Re: Ungrammaticalization?
From: | Irina Rempt-Drijfhout <ira@...> |
Date: | Monday, July 19, 1999, 19:20 |
On Sat, 17 Jul 1999, Nik Taylor wrote:
> FFlores wrote:
> Reminds me of a time in Spanish class when a friend of mine couldn't
> remember the word for "to die", so she said "die-ir?" (/dajir/) :-)

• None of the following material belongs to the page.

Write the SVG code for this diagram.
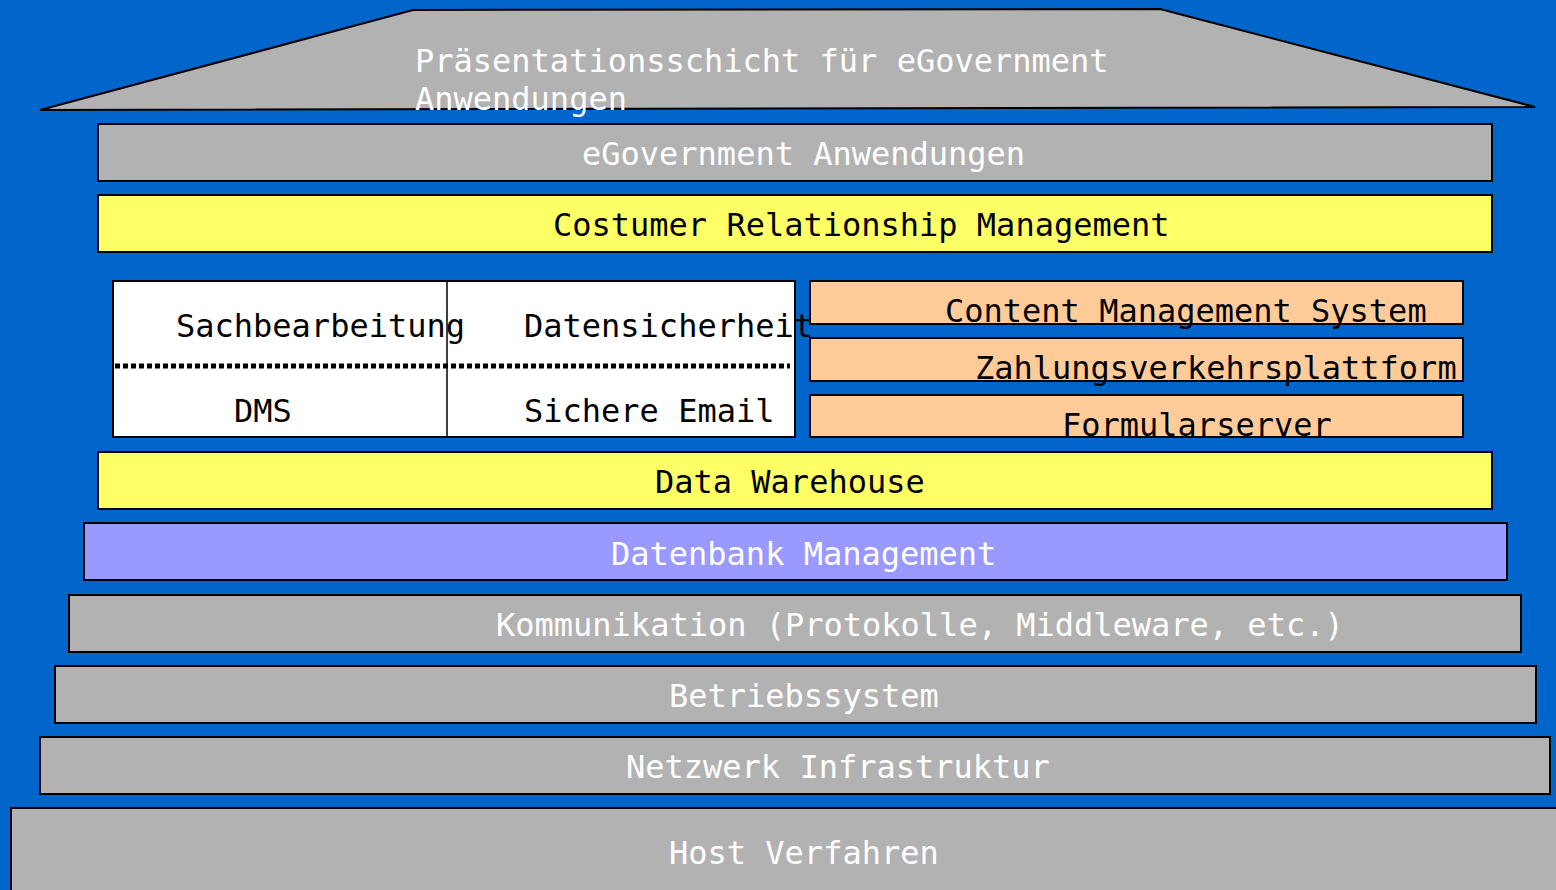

We use English (and other languages) in our Dutch all the time. It's
worse now we've just spent a week in London, because our brains are
firmly set to English (you may notice some improvement in our writing
as well).
I remember a girl in German class who was given the Dutch translation
of a well-known German nonsense poem to translate as a punishment
(this was a very unusual teacher; he also used to deal out poetry to
memorise as punishment, and I once missed four months of German class
because I stubbornly refused to do it, convinced as I was of my
innocence). This girl, after much hedging about and blushing, managed
"Ich wollte ich w=E4re ein Kipf" for "Ik wou dat ik een kip was" ("I
wish I were a chicken"). It should have been "Huhn", of course, but
she gave the Dutch word exactly the form that it would have had in
German.
Irina
Varsinen an laynynay, saraz no arlet rastynay.